It’s always a surprise to people when they find out how much I love TV – and The Voice is in my top 10!
Let’s rewind to mid-2016 – when I noticed ads for The Voice as I was fast-forwarding through commercials. Imagine my surprise when the ads showed Miley Cyrus joining the team as a coach.
I thought: Really? As a Guest Coach – ? She has been so outrageous for the past couple years – and not exactly a good role model.
It didn’t seem a “good” choice to me.
But I love watching The Voice so that overrode my initial reactions.

And then in the Knockouts (after Belle sang), she said, “I think I'll learn a lot and grow a lot in this experience too.”
My AHA moment (besides realizing my original value judgment on Miley was wrong - WRONG)!
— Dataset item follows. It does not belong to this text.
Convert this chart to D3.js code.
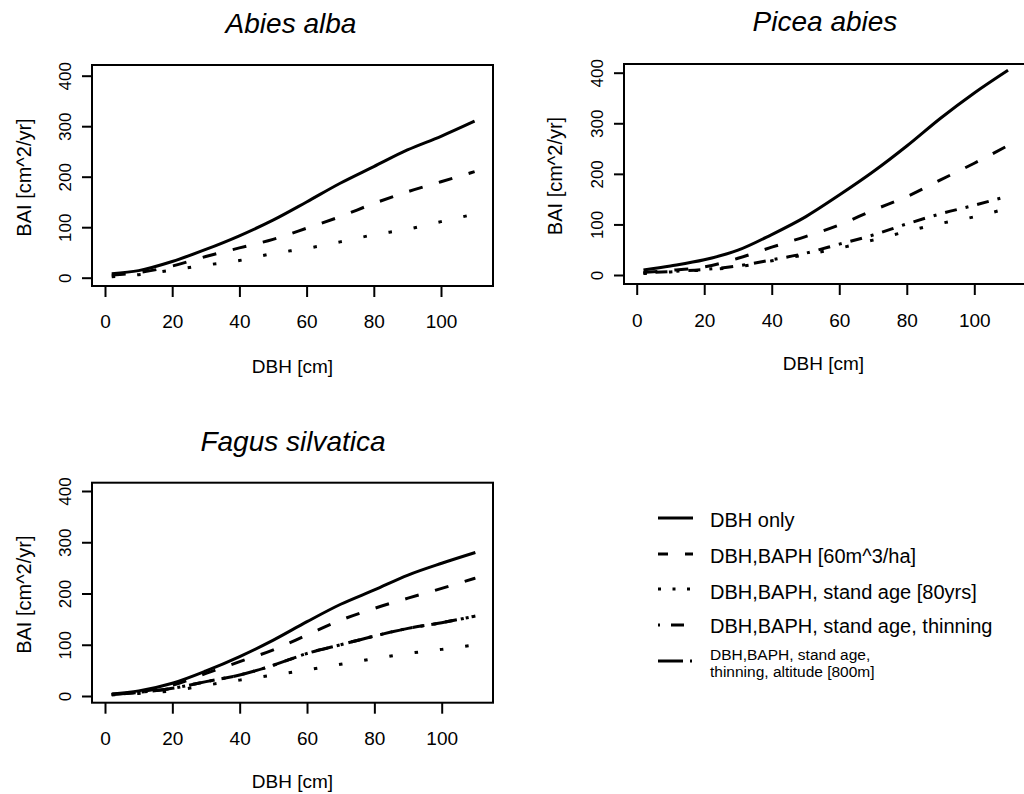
<!DOCTYPE html>
<html lang="en">

<head>
    <meta charset="UTF-8">
    <title>BAI vs DBH</title>
    <script src="https://d3js.org/d3.v7.min.js"></script>
    <style>
        body {
            margin: 0;
            padding: 0;
            background: #fff;
            font-family: "Liberation Sans", Arial, sans-serif;
        }

        svg text {
            fill: #000;
        }
    </style>
</head>

<body>
    <div id="chart"></div>

    <script>
        // DBH grid (cm) the curves were read at
        const dbh = [2, 10, 20, 30, 40, 50, 60, 70, 80, 90, 100, 110];
        const xTicks = [0, 20, 40, 60, 80, 100];
        const yTicks = [0, 100, 200, 300, 400];

        const seriesNames = [
            "DBH only",
            "DBH,BAPH [60m^3/ha]",
            "DBH,BAPH, stand age [80yrs]",
            "DBH,BAPH, stand age, thinning",
            "DBH,BAPH, stand age,|thinning, altitude [800m]"
        ];

        // BAI values [cm^2/yr]
        const abiesDbhOnly = [8, 14, 32, 56, 83, 114, 150, 187, 220, 253, 280, 310];
        const abiesBaph = [5, 10, 23, 42, 59, 76, 98, 121, 147, 170, 190, 210];
        const abiesAge = [2, 6, 15, 25, 34, 48, 58, 71, 85, 96, 111, 126];

        const piceaDbhOnly = [10, 18, 30, 49, 80, 115, 158, 204, 255, 310, 360, 405];
        const piceaBaph = [5, 9, 16, 33, 55, 76, 99, 128, 155, 188, 221, 256];
        const piceaAge = [3, 6, 10, 16, 28, 40, 53, 69, 86, 102, 115, 132];
        const piceaThinning = [4, 7, 11, 18, 30, 43, 61, 79, 101, 121, 138, 156];

        const fagusDbhOnly = [4, 10, 25, 49, 77, 109, 145, 179, 207, 236, 259, 280];
        const fagusBaph = [3, 8, 21, 44, 67, 90, 119, 148, 171, 191, 210, 230];
        const fagusAge = [2, 5, 10, 21, 31, 41, 51, 62, 73, 83, 91, 100];
        const fagusThinning = [3, 7, 15, 28, 41, 60, 83, 100, 117, 132, 143, 156];
        const fagusAltitude = [3, 7, 15, 28, 41, 60, 83, 100, 117, 132, 143, 156];

        // line styles, index matches seriesNames
        const plotDash = [null, "14,17", "3.5,22", "3,9,12,9", "22,8,3,8"];
        const legendDash = [null, "10,17", "3,11.5", "2,11,13,30", "25,7,2,20"];

        const panels = [
            {
                title: "Abies alba",
                box: { left: 92, right: 493, top: 65, bottom: 286 },
                x0: 105, x100: 441, y0: 277.7, y400: 75.7,
                titleX: 291, titleY: 33, yTickX: 71, yTitleX: 31, xTickY: 328, xTitleY: 373,
                series: [abiesDbhOnly, abiesBaph, abiesAge]
            },
            {
                title: "Picea abies",
                box: { left: 624, right: 1027, top: 64, bottom: 284 },
                x0: 636.7, x100: 974.3, y0: 275, y400: 72.7,
                titleX: 825, titleY: 31, yTickX: 603, yTitleX: 562, xTickY: 327, xTitleY: 370,
                series: [piceaDbhOnly, piceaBaph, piceaAge, piceaThinning]
            },
            {
                title: "Fagus silvatica",
                box: { left: 92, right: 493, top: 482.7, bottom: 702.7 },
                x0: 105, x100: 441.7, y0: 696, y400: 491,
                titleX: 293, titleY: 451, yTickX: 71, yTitleX: 31, xTickY: 745, xTitleY: 788,
                series: [fagusDbhOnly, fagusBaph, fagusAge, fagusThinning, fagusAltitude]
            }
        ];

        const svg = d3.select("#chart")
            .append("svg")
            .attr("width", 1024)
            .attr("height", 794);

        panels.forEach(function (p) {
            const g = svg.append("g");

            const x = d3.scaleLinear().domain([0, 100]).range([p.x0, p.x100]);
            const y = d3.scaleLinear().domain([0, 400]).range([p.y0, p.y400]);

            // title
            g.append("text")
                .attr("x", p.titleX)
                .attr("y", p.titleY)
                .attr("text-anchor", "middle")
                .style("font-size", "28px")
                .style("font-style", "italic")
                .text(p.title);

            // box
            g.append("rect")
                .attr("x", p.box.left)
                .attr("y", p.box.top)
                .attr("width", p.box.right - p.box.left)
                .attr("height", p.box.bottom - p.box.top)
                .attr("fill", "none")
                .attr("stroke", "#000")
                .attr("stroke-width", 2);

            // x axis
            const xAxis = g.append("g")
                .attr("transform", `translate(0,${p.box.bottom})`)
                .call(d3.axisBottom(x).tickValues(xTicks).tickSize(11).tickSizeOuter(0).tickPadding(0));
            xAxis.select(".domain").remove();
            xAxis.selectAll("line").attr("stroke-width", 2);
            xAxis.selectAll("text")
                .attr("y", p.xTickY - p.box.bottom)
                .attr("dy", null)
                .style("font-size", "19px")
                .style("font-family", "'Liberation Sans', Arial, sans-serif");

            // y axis (labels rotated like R's las=0)
            const yAxis = g.append("g")
                .attr("transform", `translate(${p.box.left},0)`)
                .call(d3.axisLeft(y).tickValues(yTicks).tickSize(10).tickSizeOuter(0));
            yAxis.select(".domain").remove();
            yAxis.selectAll("line").attr("stroke-width", 2);
            yAxis.selectAll("text").remove();
            yAxis.selectAll(".tick")
                .append("text")
                .attr("transform", `translate(${p.yTickX - p.box.left},0) rotate(-90)`)
                .attr("text-anchor", "middle")
                .attr("fill", "#000")
                .style("font-size", "17px")
                .style("font-family", "'Liberation Sans', Arial, sans-serif")
                .text(d => d);

            // axis titles
            g.append("text")
                .attr("x", (p.box.left + p.box.right) / 2 + (p.box.right > 1000 ? -2 : 0))
                .attr("y", p.xTitleY)
                .attr("text-anchor", "middle")
                .style("font-size", "19px")
                .text("DBH [cm]");

            g.append("text")
                .attr("transform", `translate(${p.yTitleX},${(p.box.top + p.box.bottom) / 2 + 2}) rotate(-90)`)
                .attr("text-anchor", "middle")
                .style("font-size", "20px")
                .text("BAI [cm^2/yr]");

            // curves
            const line = d3.line()
                .x((d, i) => x(dbh[i]))
                .y(d => y(d))
                .curve(d3.curveMonotoneX);

            p.series.forEach(function (vals, k) {
                g.append("path")
                    .datum(vals)
                    .attr("d", line)
                    .attr("fill", "none")
                    .attr("stroke", "#000")
                    .attr("stroke-width", 3)
                    .attr("stroke-dasharray", plotDash[k]);
            });
        });

        // legend
        const legend = svg.append("g");
        const legendRows = [518, 554, 589, 625, 661];
        const legendBase = [527, 563, 599, 633];

        seriesNames.forEach(function (name, k) {
            legend.append("line")
                .attr("x1", 658)
                .attr("x2", 693)
                .attr("y1", legendRows[k])
                .attr("y2", legendRows[k])
                .attr("stroke", "#000")
                .attr("stroke-width", 3)
                .attr("stroke-dasharray", legendDash[k]);

            if (k < 4) {
                legend.append("text")
                    .attr("x", 710)
                    .attr("y", legendBase[k])
                    .style("font-size", "20px")
                    .text(name);
            } else {
                name.split("|").forEach(function (part, j) {
                    legend.append("text")
                        .attr("x", 710)
                        .attr("y", 660 + j * 17)
                        .style("font-size", "15.5px")
                        .text(part);
                });
            }
        });
    </script>
</body>

</html>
I suddenly realized that the coaches were also mentors. They didn’t just coach for winning the competition with the BEST voice. They all worked hard with each and every contestant, giving the singers everything they could before the person’s time was up, as the field narrowed.
So here’s how The Voice demonstrates mentoring (from Seasons 11 and 12).
Mentors get as much out of mentoring as the Mentee does.
Everyone – including the other coaches – was stunned that Alicia did an impromptu song to try to convince a multiple-chair-turner candidate to pick Alicia as her coach.
And mentors always benefit. As Adam Levine said (March 15, 2017),
“It's pushed me to do better in my own life and career and to know that we could really alter someone's course just by pushing [our buttons].”
Mentors also realize what training the next generation means. Mentees can take heart from the fact that most of us mentors are in awe every time we meet a new mentee. The mentees seem to bring more experience and passion – and many knew much earlier in life what they wanted to do.
It really resonated with me when Faith Hill told Alicia Keys during the Knockouts (October 25, 2016),
“I could never have passed the audition now.”
That’s how I feel when I talk with new mentees who have done so much, it seems, at much earlier ages. My friends and I even talked about this last night at our monthly Girls’ Night Out – how much smarter the newer public health graduates are and how much more is required of them as graduate students than when we were in school.
Mentors help by drawing out Mentees.
Mentors don’t tell mentees what to do. We use guided discussions and questioning to help them problem-solve, learn to tell their story, refine their job focus, and to take control of their own professional careers, for example. And here’s some of what The Voice coaches do.
This is what Mentors do.

In November 2016, Alicia said that the coaches help the singers find themselves.
And then Adam told us and demonstrated this when he said,
“You both tell AND show what you do,”
as he got up on the stage and sang together with one of the contestants. (November 1, 2016)
It’s about Mentoring - not about Me.
It can be awkward when I start a new mentoring relationship. Sometimes, in the initial meeting, the mentee will either gush about my long career or will be very inquisitive about everything I have done. And I have to politely cut them off and move them to a discussion about THEM.
And that’s what Blake said in early March 2016,
“It’s not about what I do as an artist. It's about what I do as a coach.”
And that’s what I often explain to mentees, “It’s not my career and reputation. It’s my ability to mentor you to help you achieve your goal.”
Mentors find it hard to let go of “their” Mentees.
Whether I have just one interaction with a mentee or multiple sessions, it’s hard to say goodbye. We want the best for “our” mentees – and we wonder if there’s just one more thing we can help them with – even though we know it’s time for them to move on.
Miley, for example, walked Gabe Broussard out to tell him she loved his voice. And she talked to other contestants about keeping them together even after The Voice (October 2016).
We're on the Mentee's side.
We feel so great when mentees have their own AHA moments and
realize the progress they are making. And The Voice coaches show that as well.
Here are Gwen Stefani and Adam rejoicing in team members' great performances (March 2017).
And while I don’t have pictures of what I look like at these times, I am co-opting photos of Miley’s hands because this is what I look like whether you can see me or not – The hands, talking with the hands!